● **The problem**: The lines from the top of the material below through the line containing "0.146, 0.125, 0.11];" are to be printed exactly, with pictures omitted.

● **Raw data**:

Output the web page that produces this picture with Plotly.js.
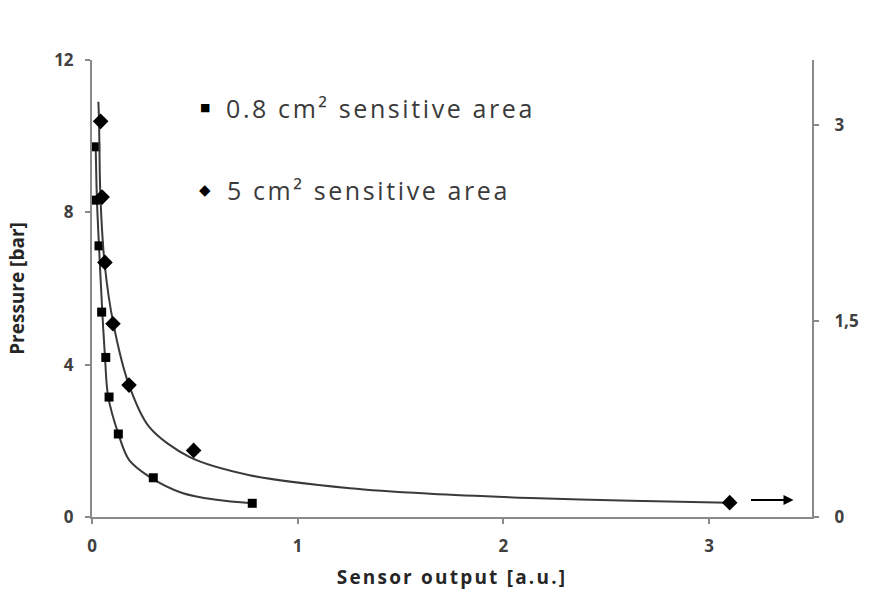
<!DOCTYPE html>
<html>
<head>
<meta charset="utf-8">
<script src="https://cdn.plot.ly/plotly-3.0.1.min.js"></script>
<style>html,body{margin:0;padding:0;background:#fff;}#chart{width:870px;height:592px;}</style>
</head>
<body>
<div id="chart"></div>
<script>
// 0.8 cm² sensitive area (left axis, bar)
const smallX = [0.018, 0.017, 0.034, 0.047, 0.067, 0.083, 0.128, 0.298, 0.779];
const smallY = [9.72, 8.32, 7.12, 5.38, 4.19, 3.15, 2.18, 1.03, 0.36];
// trend curve for 0.8 cm²
const smallFitX = [0.018, 0.024, 0.034, 0.050, 0.063, 0.078, 0.127, 0.180, 0.278, 0.439, 0.605, 0.779];
const smallFitY = [9.72, 8.32, 7.12, 5.39, 4.21, 3.18, 2.20, 1.50, 1.06, 0.63, 0.45, 0.36];

// 5 cm² sensitive area (right axis)
const largeX = [0.042, 0.049, 0.063, 0.102, 0.180, 0.494, 3.10];
const largeY = [3.03, 2.45, 1.95, 1.48, 1.01, 0.51, 0.11];
// trend curve for 5 cm²
const largeFitX = [0.031, 0.034, 0.041, 0.062, 0.104, 0.180, 0.278, 0.473, 0.766, 1.254, 1.644, 2.132, 2.620, 3.093];
const largeFitY = [3.18, 3.05, 2.45, 1.93, 1.48, 1.01, 0.69, 0.46, 0.32, 0.22, 0.178, 0.146, 0.125, 0.11];

const xTicks = [0, 1, 2, 3];
const yTicks = [0, 4, 8, 12];
const y2Ticks = [0, 1.5, 3];
const y2TickText = ['0', '1,5', '3'];
const legendLabels = ['0.8 cm² sensitive area', '5 cm² sensitive area'];
const xTitle = 'Sensor output [a.u.]';
const yTitle = 'Pressure [bar]';
const arrowAt = {x: 3.41, y: 0.13};

const FONT = 'Open Sans, Liberation Sans, sans-serif';
const AX = '#8a8a8a';
const tickFont = {family: FONT, size: 17, color: '#404040', weight: 'bold'};
const titleFont = {family: FONT, size: 19, color: '#262626', weight: 'bold'};

const traces = [
  {x: smallFitX, y: smallFitY, mode: 'lines', line: {color: '#3a3a3a', width: 2, shape: 'spline', smoothing: 0.9}, showlegend: false, hoverinfo: 'skip'},
  {x: largeFitX, y: largeFitY, yaxis: 'y2', mode: 'lines', line: {color: '#3a3a3a', width: 2, shape: 'spline', smoothing: 0.9}, showlegend: false, hoverinfo: 'skip'},
  {x: smallX, y: smallY, mode: 'markers', marker: {symbol: 'square', size: 9, color: '#000'}, name: legendLabels[0], showlegend: false},
  {x: largeX, y: largeY, yaxis: 'y2', mode: 'markers', marker: {symbol: 'diamond', size: 12, color: '#000'}, name: legendLabels[1], showlegend: false}
];

const axisCommon = {
  showgrid: false, zeroline: false, showline: true, linecolor: AX, linewidth: 2,
  ticks: 'outside', ticklen: 5, tickwidth: 2, tickcolor: AX, tickfont: tickFont
};

const legendText = {family: FONT, size: 25, color: '#3a3a3a', weight: 500};
const spaced = (s, px) => '<span style="letter-spacing:' + px + 'px">' + s + '</span>';

const layout = {
  width: 870, height: 592,
  margin: {l: 92, r: 58, t: 60, b: 75},
  paper_bgcolor: '#fff', plot_bgcolor: '#fff',
  showlegend: false,
  xaxis: Object.assign({}, axisCommon, {
    range: [0, 3.5], tickvals: xTicks, ticklabelstandoff: 8,
    title: {text: spaced(xTitle, 2.2), font: titleFont, standoff: 14}
  }),
  yaxis: Object.assign({}, axisCommon, {
    range: [0, 12], tickvals: yTicks, ticklabelstandoff: 8,
    title: {text: yTitle, font: titleFont, standoff: 24}
  }),
  yaxis2: Object.assign({}, axisCommon, {
    overlaying: 'y', side: 'right', range: [0, 3.5], tickvals: y2Ticks, ticktext: y2TickText,
    ticklabelstandoff: 12
  }),
  annotations: [
    {xref: 'paper', yref: 'paper', x: (205 - 92) / 720, y: (517 - 107) / 457, xanchor: 'center', yanchor: 'middle', showarrow: false,
     text: '■', font: {family: 'DejaVu Sans', size: 11, color: '#000'}},
    {xref: 'paper', yref: 'paper', x: (205 - 92) / 720, y: (517 - 190) / 457, xanchor: 'center', yanchor: 'middle', showarrow: false,
     text: '◆', font: {family: 'DejaVu Sans', size: 15, color: '#000'}},
    {xref: 'paper', yref: 'paper', x: (224 - 92) / 720, y: (517 - 108) / 457, xanchor: 'left', yanchor: 'middle', showarrow: false,
     text: spaced(legendLabels[0], 2.6), font: legendText},
    {xref: 'paper', yref: 'paper', x: (225 - 92) / 720, y: (517 - 190) / 457, xanchor: 'left', yanchor: 'middle', showarrow: false,
     text: spaced(legendLabels[1], 2.6), font: legendText},
    {xref: 'x', yref: 'y2', x: arrowAt.x, y: arrowAt.y, ax: -44, ay: 0, text: '', showarrow: true,
     arrowhead: 2, arrowsize: 1, arrowwidth: 2, arrowcolor: '#000'}
  ]
};

Plotly.newPlot('chart', traces, layout, {displayModeBar: false, staticPlot: true});
</script>
</body>
</html>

● **Task output**:
Output the web page that produces this picture with Plotly.js.
<!DOCTYPE html>
<html>
<head>
<meta charset="utf-8">
<script src="https://cdn.plot.ly/plotly-3.0.1.min.js"></script>
<style>html,body{margin:0;padding:0;background:#fff;}#chart{width:870px;height:592px;}</style>
</head>
<body>
<div id="chart"></div>
<script>
// 0.8 cm² sensitive area (left axis, bar)
const smallX = [0.018, 0.017, 0.034, 0.047, 0.067, 0.083, 0.128, 0.298, 0.779];
const smallY = [9.72, 8.32, 7.12, 5.38, 4.19, 3.15, 2.18, 1.03, 0.36];
// trend curve for 0.8 cm²
const smallFitX = [0.018, 0.024, 0.034, 0.050, 0.063, 0.078, 0.127, 0.180, 0.278, 0.439, 0.605, 0.779];
const smallFitY = [9.72, 8.32, 7.12, 5.39, 4.21, 3.18, 2.20, 1.50, 1.06, 0.63, 0.45, 0.36];

// 5 cm² sensitive area (right axis)
const largeX = [0.042, 0.049, 0.063, 0.102, 0.180, 0.494, 3.10];
const largeY = [3.03, 2.45, 1.95, 1.48, 1.01, 0.51, 0.11];
// trend curve for 5 cm²
const largeFitX = [0.031, 0.034, 0.041, 0.062, 0.104, 0.180, 0.278, 0.473, 0.766, 1.254, 1.644, 2.132, 2.620, 3.093];
const largeFitY = [3.18, 3.05, 2.45, 1.93, 1.48, 1.01, 0.69, 0.46, 0.32, 0.22, 0.178, 0.146, 0.125, 0.11];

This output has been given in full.